【Farm Report】山梨・然企画 〜動物たちと生み出す、自然にやさしい素材と環境〜

山梨県甲州市「摘み草のお店 つちころび」の鶴岡さんの野草畑からほど近くに、「然企画」荻原さんの農園はあります。

近くに到着すると、愛馬・ハーモニーを連れた荻原さんが出迎えてくれました。この馬1頭に加えて山羊7頭を飼っています。朝に畑へ連れて来て、夕方まで雑草を食べてもらっているんだとか。

 

 

「動物たちとの協働で人と自然にやさしい素材、環境を生み出したい」という思いから、荻原さんがポニーと山羊を飼い始めたのは4年前。当初はポニーを連れて散歩していると近隣に住む人たちから不思議がられることも多かったそう。しかし、何事も「続けることが大事」という荻原さん。ハーモニーの愛らしさも相まって、今ではその地域の風景として受け入れられています。

 

 

荻原さんが農業を始めたのは、今から10年前。それまでは、農業関連の地方公務員として働いていたそう。当時は、肥料や農薬の使用を農家にすすめることに違和感をおぼえることもあったといいます。そんな時に体調を崩して健康であることの有り難さを実感し、自らの残りの人生で何が残せるかを考えた結果、退職して農家になる道を選びました。

 

 

もともと実家が農家で、畑が好きだったものの、ご両親からは「農家になるな」と言われていたそうです。荻原さんが就農する前は、他の人が畑を借りて慣行農法で作物を育てていました。

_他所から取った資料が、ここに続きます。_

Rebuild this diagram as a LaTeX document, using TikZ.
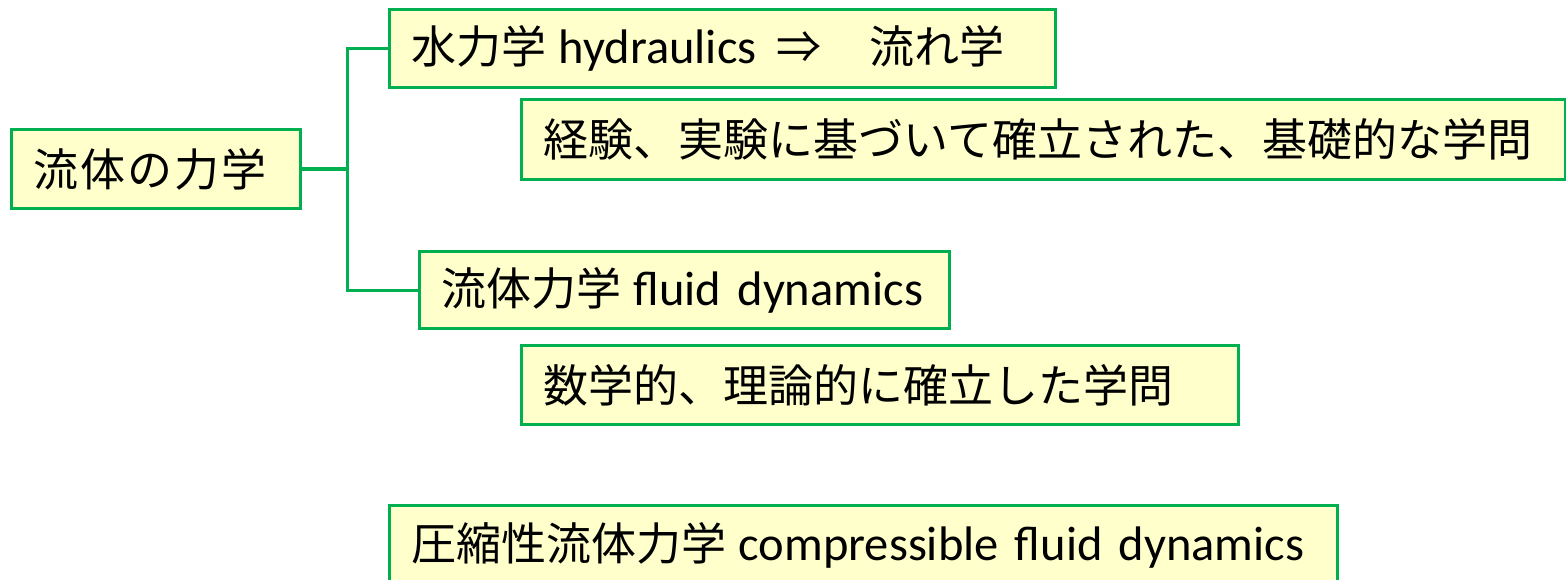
\documentclass[tikz,border=0pt]{standalone}
\usepackage{fontspec}
\setmainfont{Carlito}
\newfontfamily\jp{Noto Sans CJK JP}
\definecolor{boxgreen}{HTML}{00B050}
\definecolor{boxfill}{HTML}{FFFFCC}
\newcommand{\J}[1]{{\jp\fontsize{45}{50}\selectfont #1}}
\begin{document}
\begin{tikzpicture}[x=1pt,y=-1pt,
  box/.style={draw=boxgreen, fill=boxfill, line width=3.4pt, anchor=north west,
    inner xsep=22pt, inner ysep=0pt, align=left, font=\fontsize{48.5}{52}\selectfont},
  conn/.style={draw=boxgreen, line width=3.4pt}]
\useasboundingbox (0,0) rectangle (1566,580);
\newcommand{\bx}[6]{\node[box, minimum width=#4pt, minimum height=#5pt, text width=#4pt-44pt] (#1) at (#2,#3) {#6};}
\bx{root}{10}{128}{289}{79}{\jp\fontsize{45}{50}\selectfont 流\kern2pt 体\kern2pt の\kern2pt 力\kern2pt 学}
\bx{hyd}{388}{8}{666}{78}{\J{水力学}\hspace{12pt}hydraulics\hspace{20pt}\J{⇒}\hspace{48pt}\J{流れ学}}
\bx{emp}{520}{98}{1044}{80}{\jp\fontsize{45}{50}\selectfont 経験、実験に基づいて確立された、基礎的な学問}
\bx{fl}{418}{250}{530}{77}{\J{流体力学}\hspace{12pt}fluid dynamics}
\bx{math}{520}{344}{717}{79}{\J{数学的、理論的に確立した学問}}
\bx{comp}{388}{504}{948}{80}{\J{圧縮性流体力学}\hspace{12pt}compressible fluid dynamics}
\coordinate (j) at ([xshift=45pt]root.east);
\draw[conn] (root.east) -- (j);
\draw[conn] (hyd.west) -| (j) |- (fl.west);
\end{tikzpicture}
\end{document}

その畑を荻原さんが引き継ぐ際に、自身が体調を崩して健康への意識が高まったこともあり、農薬や肥料は使わないと決めたそう。そこで作り始めたのが、地域の特産品「枯露柿(ころがき=干し柿)」に加工するための甲州百匁柿でした。硫黄による燻蒸処理ではなく、湯煎と天日干しという昔ながらの製法で干し柿を作り、然企画オリジナルの「紅露柿(くろがき)」という名前で販売しています。

 

 

柿をもぎ、皮をむき、実をつるすのは根気と体力が必要な作業です。高齢化にともない、作る人が減っているという枯露柿を「元気にしたかったんですよね」と話す荻原さん。無農薬・無添加のものができれば、そういったものを探しているお客さんのニーズを満たすこともでき、山梨の柿の文化を盛り上げられると考えました。

荻原さんの話を伺いながら柿の木を見上げてみると、葉っぱや実に蜘蛛の巣がうっすらかかっているのに気が付きました。蜘蛛は、アブラムシなどの害虫を食べてくれます。ここでも、農薬・肥料に頼らず「動物たちとの協働で人と自然にやさしい素材、環境を生み出したい」という荻原さんの想いが感じられます。

 

 

柿のほかに、数年前から手をかけはじめた桃畑にもお邪魔しました。

昔からご両親が所有していた桃の木は、枝が倒れかかっていたりと一見弱々しいのですが、それでも切ってしまうことはせず自然のなるがままにまかせています。そうして見事に実った然企画の桃は、今年のマーケットでも大好評でした。

 

 

最後に荻原さんに連れられてやってきたのは、「まなびのら」と名付けられた場所。木に囲まれたなかに、サンハウスや道具小屋があります。木の上には、ツリーハウスも建設中!サンハウスのなかで、荻原さんが育てたりんごとご近所さんにもらったぶどう、そして冷たいチャイをいただきながらみんなで談笑しました。

 

 

チャイに使っているのは、飼っている山羊のミルク!「独特の塩っ気が、よく合うんですよ」と話す荻原さん。スパイスのおかげで独特の臭みもなく、とても美味しかったです。自然に寄り添い、動物の力も借りながら農的な暮らしを楽しむ荻原さんの心にふれて、畑にお邪魔した私たちもあたたかい気持ちになりました。

 

 

今回は、ファーマーズマーケットの運営メンバーに加えて、Farmer’s Market Community Clubのメンバーの方々も一緒に然企画さんの畑を訪問しました。今後もCommunity Clubメンバーの皆さんに、マーケットのコンセプトや出店農家さんの思いを実体験から感じていただけるような機会を増やしていければと思っています。お楽しみに!